Saturday, April 14, 2007

Blowing Bubbles is Fun


1912

INTEREST IN SOAP BUBBLES

Those Made of Soap Water to Which Glycerine Has Been Added Are Quite Attractive.

Have you ever stopped to think what a really interesting thing a soap bubble is? Soap bubbles are not only interesting to boys and girls, but they have long been a source of and interest to men of science. In fact, scientists have employed soap bubbles in trying to perform certain experiments.

A soap bubble is nothing more than a film of water molecules (tiny particles that cannot be seen with the naked eye), held together by the sticking power of dissolved soap. As most all of us know, in making bubbles the bowl of a common clay pipe is dipped into soap water. The bubble maker blows air into the pipe and the bubble at once expands. While bubbles made of plain soap water are interesting, those made of soap water to which some glycerine has been added are even more attractive, because they have such pretty colors.
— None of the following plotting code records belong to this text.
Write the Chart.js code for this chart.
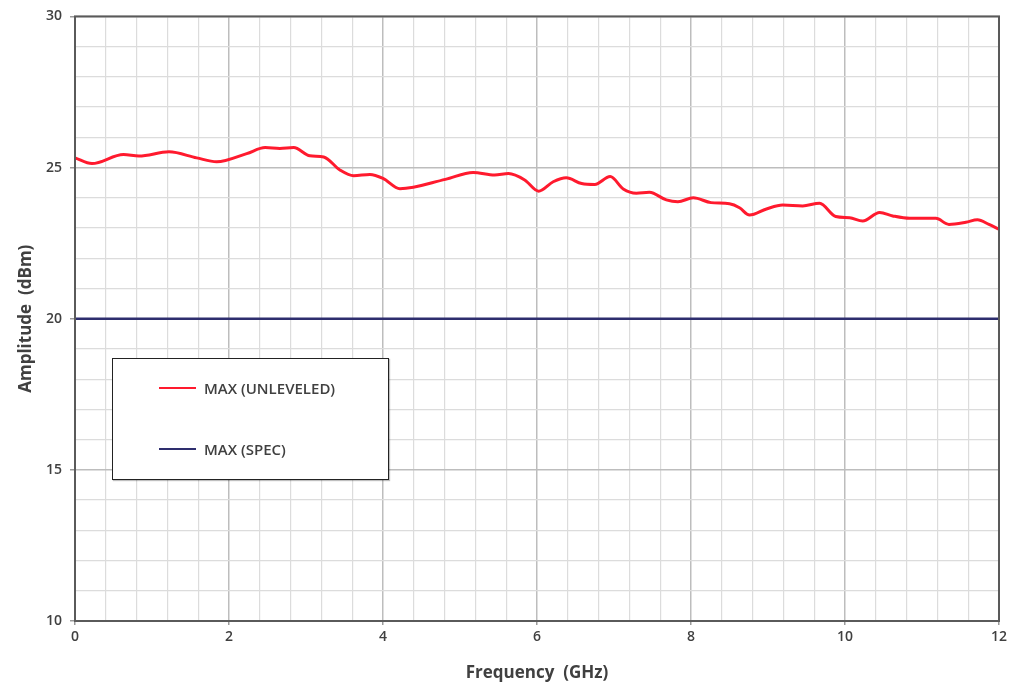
<!DOCTYPE html>
<html lang="en">
<head>
    <meta charset="UTF-8">
    <title>Amplitude vs Frequency</title>
    <script src="https://cdn.jsdelivr.net/npm/chart.js"></script>
    <style>
        html, body { margin: 0; padding: 0; background: #fff; }
        .wrap { position: relative; width: 1011px; height: 687px; }
        .legend-box {
            position: absolute; left: 112px; top: 358px; width: 275px; height: 120px;
            background: #fff; border: 1.5px solid #222; box-shadow: 1px 1px 1px rgba(0,0,0,0.25);
            font-family: "Open Sans", "Liberation Sans", sans-serif; font-weight: 600;
            font-size: 15px; color: #404040;
        }
        .legend-item { position: absolute; left: 46px; display: flex; align-items: center; }
        .legend-item span.swatch { display: inline-block; width: 37px; height: 2px; margin-right: 8px; }
    </style>
</head>
<body>
<div class="wrap">
    <canvas id="chart" width="1011" height="687"></canvas>
    <div class="legend-box">
        <div class="legend-item" style="top: 19px;"><span class="swatch" style="background:#ff1a2e"></span>MAX (UNLEVELED)</div>
        <div class="legend-item" style="top: 80px;"><span class="swatch" style="background:#2e2e6e"></span>MAX (SPEC)</div>
    </div>
</div>
<script>
    const freqGHz = [0, 0.22, 0.63, 0.83, 1.22, 1.58, 1.84, 2.23, 2.47, 2.66, 2.84, 3.05, 3.23, 3.44, 3.62, 3.83, 4.0, 4.22,
        4.81, 5.17, 5.45, 5.63, 5.84, 6.02, 6.21, 6.38, 6.58, 6.75, 6.95, 7.12, 7.29, 7.46, 7.68, 7.83, 8.03,
        8.26, 8.5, 8.63, 8.76, 8.98, 9.19, 9.45, 9.67, 9.88, 10.06, 10.23, 10.45, 10.62, 10.84, 11.18, 11.35,
        11.57, 11.72, 11.87, 12.0];
    const maxUnleveled = [25.32, 25.13, 25.43, 25.38, 25.52, 25.32, 25.19, 25.46, 25.66, 25.63, 25.66, 25.39, 25.35, 24.92, 24.73, 24.77, 24.64, 24.3,
        24.61, 24.84, 24.75, 24.8, 24.59, 24.22, 24.53, 24.66, 24.47, 24.44, 24.7, 24.29, 24.15, 24.18, 23.93, 23.87, 24.0,
        23.84, 23.8, 23.67, 23.43, 23.63, 23.76, 23.73, 23.82, 23.38, 23.34, 23.23, 23.51, 23.4, 23.32, 23.32, 23.12,
        23.19, 23.27, 23.12, 22.96];

    // Spec limit
    const specFreq = [0, 12];
    const specMax = [20, 20];

    const xMin = 0, xMax = 12, xStep = 0.4, xMajor = 2;
    const yMin = 10, yMax = 30, yStep = 1, yMajor = 5;

    const isMajor = (v, m) => Math.abs(v / m - Math.round(v / m)) < 1e-6;
    const fontFam = '"Open Sans", "Liberation Sans", sans-serif';
    const textColor = '#404040';

    const frame = {
        id: 'frame',
        afterDraw(chart) {
            const { ctx, chartArea: a } = chart;
            ctx.save();
            ctx.strokeStyle = '#5a5a5a';
            ctx.lineWidth = 2;
            ctx.strokeRect(a.left, a.top, a.right - a.left, a.bottom - a.top);
            ctx.restore();
        }
    };

    new Chart(document.getElementById('chart'), {
        type: 'line',
        data: {
            datasets: [
                {
                    label: 'MAX (UNLEVELED)',
                    data: freqGHz.map((f, i) => ({ x: f, y: maxUnleveled[i] })),
                    borderColor: '#ff1a2e',
                    borderWidth: 3,
                    pointRadius: 0,
                    cubicInterpolationMode: 'monotone',
                    fill: false
                },
                {
                    label: 'MAX (SPEC)',
                    data: specFreq.map((f, i) => ({ x: f, y: specMax[i] })),
                    borderColor: '#2e2e6e',
                    borderWidth: 2.5,
                    pointRadius: 0,
                    fill: false
                }
            ]
        },
        options: {
            responsive: false,
            animation: false,
            layout: { padding: { top: 14, right: 11, left: 12, bottom: 0 } },
            plugins: { legend: { display: false }, tooltip: { enabled: false } },
            scales: {
                x: {
                    type: 'linear',
                    min: xMin, max: xMax,
                    afterFit(scale) { scale.height = 66; },
                    ticks: {
                        stepSize: xStep,
                        autoSkip: false,
                        maxRotation: 0,
                        padding: 4,
                        color: textColor,
                        font: { family: fontFam, size: 14, weight: '600' },
                        callback: v => isMajor(v, xMajor) ? String(Math.round(v)) : ''
                    },
                    grid: {
                        color: c => isMajor(c.tick.value, xMajor) ? '#bdbdbd' : '#dcdcdc',
                        lineWidth: c => isMajor(c.tick.value, xMajor) ? 1.5 : 1.2,
                        tickLength: 4,
                        tickColor: c => isMajor(c.tick.value, xMajor) ? '#9a9a9a' : 'rgba(0,0,0,0)'
                    },
                    border: { display: false },
                    title: {
                        display: true,
                        text: 'Frequency  (GHz)',
                        color: textColor,
                        font: { family: fontFam, size: 17, weight: 'bold' },
                        padding: { top: 4 }
                    }
                },
                y: {
                    min: yMin, max: yMax,
                    afterFit(scale) { scale.width = 63; },
                    ticks: {
                        stepSize: yStep,
                        autoSkip: false,
                        padding: 8,
                        color: textColor,
                        font: { family: fontFam, size: 14, weight: '600' },
                        callback: v => isMajor(v, yMajor) ? String(v) : ''
                    },
                    grid: {
                        color: c => isMajor(c.tick.value, yMajor) ? '#bdbdbd' : '#dcdcdc',
                        lineWidth: c => isMajor(c.tick.value, yMajor) ? 1.5 : 1.2,
                        tickLength: 5,
                        tickColor: c => isMajor(c.tick.value, yMajor) ? '#9a9a9a' : 'rgba(0,0,0,0)'
                    },
                    border: { display: false },
                    title: {
                        display: true,
                        text: 'Amplitude  (dBm)',
                        color: textColor,
                        font: { family: fontFam, size: 17, weight: 'bold' },
                        padding: { bottom: 0 }
                    }
                }
            }
        },
        plugins: [frame]
    });
</script>
</body>
</html>
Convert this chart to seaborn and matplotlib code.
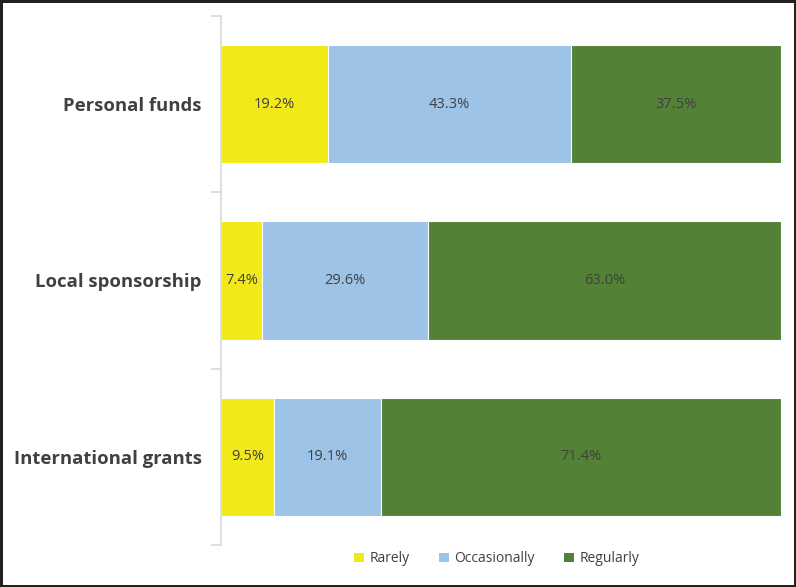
import numpy as np
import pandas as pd
import matplotlib.pyplot as plt
from matplotlib.patches import Patch
import seaborn as sns

sources = ["Personal funds", "Local sponsorship", "International grants"]
rarely = [19.2, 7.4, 9.5]
occasionally = [43.3, 29.6, 19.1]
regularly = [37.5, 63.0, 71.4]

levels = ["Rarely", "Occasionally", "Regularly"]
colors = {"Rarely": "#F2E919", "Occasionally": "#9DC3E6", "Regularly": "#538135"}

df = pd.DataFrame({"source": sources, "Rarely": rarely,
                   "Occasionally": occasionally, "Regularly": regularly})
df["cum_rare"] = df["Rarely"]
df["cum_occ"] = df["Rarely"] + df["Occasionally"]
df["cum_reg"] = df["cum_occ"] + df["Regularly"]

sns.set_style("white")
plt.rcParams["font.family"] = ["Open Sans", "DejaVu Sans"]

fig = plt.figure(figsize=(7.96, 5.87), dpi=100, linewidth=2.5, edgecolor="#231f20")
ax = fig.add_axes([0.2776, 0.0716, 0.7035, 0.9011])

# stacked bars drawn as overlaid cumulative totals
for col, lvl in [("cum_reg", "Regularly"), ("cum_occ", "Occasionally"), ("cum_rare", "Rarely")]:
    sns.barplot(data=df, x=col, y="source", order=sources, orient="h",
                color=colors[lvl], width=0.67, saturation=1,
                edgecolor="white", linewidth=0.8, ax=ax)

# segment labels
for i, row in df.iterrows():
    starts = [0, row["cum_rare"], row["cum_occ"]]
    for lvl, s in zip(levels, starts):
        v = row[lvl]
        ax.text(s + v / 2, i, f"{v:.1f}%", ha="center", va="center",
                fontsize=10.5, color="#404040")

ax.set_xlim(0, 100)
ax.set_ylim(2.5, -0.5)
ax.set_xlabel("")
ax.set_ylabel("")
ax.set_xticks([])
ax.set_yticks(range(len(sources)))
ax.set_yticklabels(sources, fontsize=13.3, fontweight="bold", color="#404040")
ax.set_yticks([-0.5, 0.5, 1.5, 2.5], minor=True)
ax.tick_params(axis="y", which="major", left=False, length=0, pad=14)
ax.tick_params(axis="y", which="minor", left=True, length=7, color="#d9d9d9", width=1.2)
for side in ["top", "right", "bottom"]:
    ax.spines[side].set_visible(False)
ax.spines["left"].set_color("#d9d9d9")
ax.spines["left"].set_linewidth(1.2)

handles = [Patch(facecolor=colors[l], edgecolor="none", label=l) for l in levels]
fig.legend(handles=handles, loc="center", bbox_to_anchor=(0.624, 0.048), ncol=3,
           frameon=False, fontsize=10, handlelength=0.7, handleheight=0.7,
           handletextpad=0.4, columnspacing=2.1, labelcolor="#404040")

fig.savefig("out.png", dpi=100, edgecolor=fig.get_edgecolor())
There are many ways of making bubbles. For instance, smoke may be blown through the pipe into the bubbles or one bubble may be blown inside of another. Very large bubbles can be made by using the hands instead of a pipe. Cover the hands well with suds and then hold them so as to form a cup, as if drinking with the hands from a spring, but leaving a small hole in the bottom. With the mouth about a foot from the hands, blow a current of air into them. Some of the bubbles will be more than a foot in diameter. Try this experiment the next time you wash your hands.

—The Daily Commonwealth, Fond du Lac, Wisconsin, December 17, 1912, page 11.